Traigh Na Bigil, the Gaelic name for the Singing Sands, means the beach of the chirping, a more accurate description of the small noise produced when scuffing the sand as you walk on it. This peculiar phenomenon of the Singing Sands is attributed to the uniformity of size of the quartz grains which form them; but they only sing when dry.
The Sgurr of Eigg, the prominent landmark that gave its name to the island, is built of a rock called pitchstone. This dramatic stump of pitchstone, sheer on three sides rises to 1,289 feet (393 metres) above sea level.
At 58 million years old it is the youngest volcanic rock preserved in Scotland. It was born in one of the last burst of volcanic activities in the west coast when an ancient valley carved out in older lavas flows, filled with viscous pitchstone erupting from a volcano on Rum. Rapid cooling of the lava – some 200 meters thick in some part, led to the remarkable columnar formation exposed by erosion of the surrounding softer rock.
The Rum volcano which is part of a long chain stretching from to Arran to Rockall, the volcanoes of Rum and Skye, represent the remains of volcanoes that formed as the crust between Europe and America split and drifted part with the formation of the Atlantic. Now deeply eroded by water and ice, the internal plumbing of these volcanoes has been laid bare, leaving only the jaggy outlines of their Cuillins.
But it is the turmoil caused by the creation of the once great volcano on Rum, which has given the shoreline between Laig and th Singing sands such an array of fantastic shapes; Where the earth crust shook and opened, lava rose from the Rum volcanic centre cutting across the Jurassic sandstones of the intertidal platform. This crisscrossing it with intrusive dikes where hot lava baked the sandstone into a rock harder to weather, fantastic shapes and archways have been created.
For the last two-and-a-half million years we have been subject to periodic warming and cooling, with the result that we have been covered by ice many times. The last of the ice only disappeared around 10,000 years ago.
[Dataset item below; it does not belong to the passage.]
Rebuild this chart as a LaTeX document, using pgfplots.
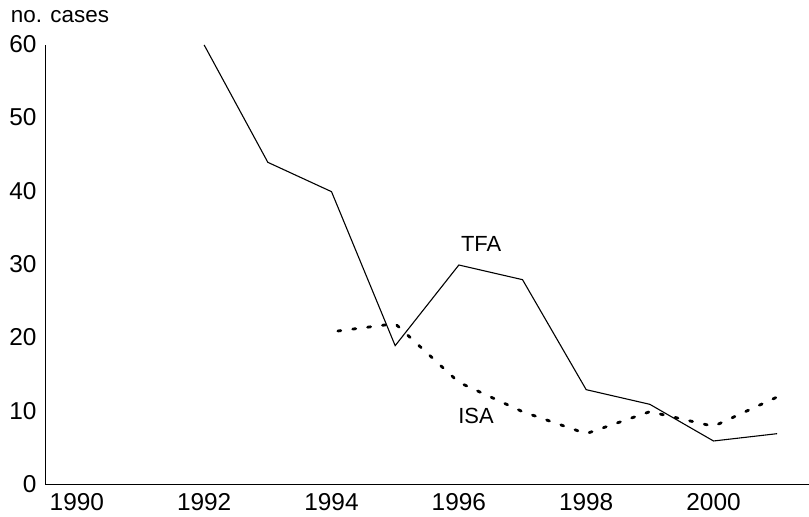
\documentclass[border=0pt]{standalone}
\usepackage{pgfplots}
\pgfplotsset{compat=1.18}
\usepackage{fontspec}
\setmainfont{Liberation Sans}
\begin{document}
\begin{tikzpicture}[x=1bp,y=1bp]
\path[use as bounding box] (0,0) rectangle (809,517);
\begin{axis}[
  at={(45bp,32bp)}, anchor=origin,
  scale only axis, width=764bp, height=440bp,
  xmin=1989.5, xmax=2001.5, ymin=0, ymax=60,
  axis x line=bottom, axis y line=left,
  axis line style={-, line width=1bp, black},
  xtick={1990,1992,...,2000}, ytick={0,10,...,60},
  major tick length=0pt,
  tick label style={font=\fontsize{24.5}{28}\selectfont},
  /pgf/number format/assume math mode=true,
  xticklabel style={/pgf/number format/1000 sep=, inner sep=0pt, yshift=-8bp},
  yticklabel style={xshift=-5bp, yshift=1bp},
  clip=false,
]
\addplot[black, line width=1.1bp, line join=miter] coordinates {
(1992,60) (1993,44) (1994,40) (1995,19) (1996,30) (1997,28) (1998,13) (1999,11) (2000,6) (2001,7)};
\addplot[black, line width=2.8bp, line cap=round, dash pattern=on 3bp off 12bp] coordinates {
(1994.1,21) (1995,22) (1996,14) (1997,10) (1998,7) (1999,10) (2000,8) (2001,12)};
\node[font=\fontsize{22}{26}\selectfont] at (axis cs:1996.35,32.9) {TFA};
\node[font=\fontsize{22}{26}\selectfont] at (axis cs:1996.27,9.4) {ISA};
\end{axis}
\node[font=\fontsize{22.5}{26}\selectfont, inner sep=1bp] at (60,500) {no. cases};
\end{tikzpicture}
\end{document}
It was the action of the ice which sculped the Sgurr of Eigg in its present shape, by scouring out the softer lavas surrounding it, and leaving it standing proud, x ft over sea-level. The Sgurr at one time even fed its own glacier running down towards the sea in Grulin, huge blocks of Sgurr pillars tumbling down to rest in Grulin, a name which means exactly this, the stony place!
Another glacier run from the mainland in a northwest direction, eroding a deep gash between the two mountain masses on the island and leaving behind a series of undulating hillocks separated by clay filled hollows, that distinguished the landscape of Cleadale on the north end of the island. Huge erratic blocks and boulders of granite and gneiss from the mainland have also been left here and there among such morainic deposits.
Cleadale itself – the valley of the cliffs in Old Norse – takes its name from the distinctive amphitheatre of lava cliffs eroded by the ice out of the Beinn Bhuidhe plateau, dominating today’s crofting landscape.
Some parts of Eigg are rising, and others are sliding!
Thousands of feet of ice resulted in Scotland being pressed down into the molten rock beneath its surface. When the ice melted away the land has slowly rebounded, so that beaches which were once at sea level are now tens of metres above that level.
The release of the land by the melting of the ice also caused Eigg’s raised beach at Laig, where ancient beach pebbles can be seen high up on the land, cut through by the path to Laig farm as it winds its way down towards the beach. Such ancient raised beaches can be seen as the steps on the edge of the Rum Cuillins outlines as you contemplate them from the beach.
A closer look at the slopes below Beinn Bhuidlhe, reveals how the cliffs are far from being static, with remains of old landslides in evidence by the Cleadale cliffs Weathering from the rain are still causing landslides, and the plateau is slowly collapsing on its edges, with the newest landslides occurring on the South East coast of Kildonnan.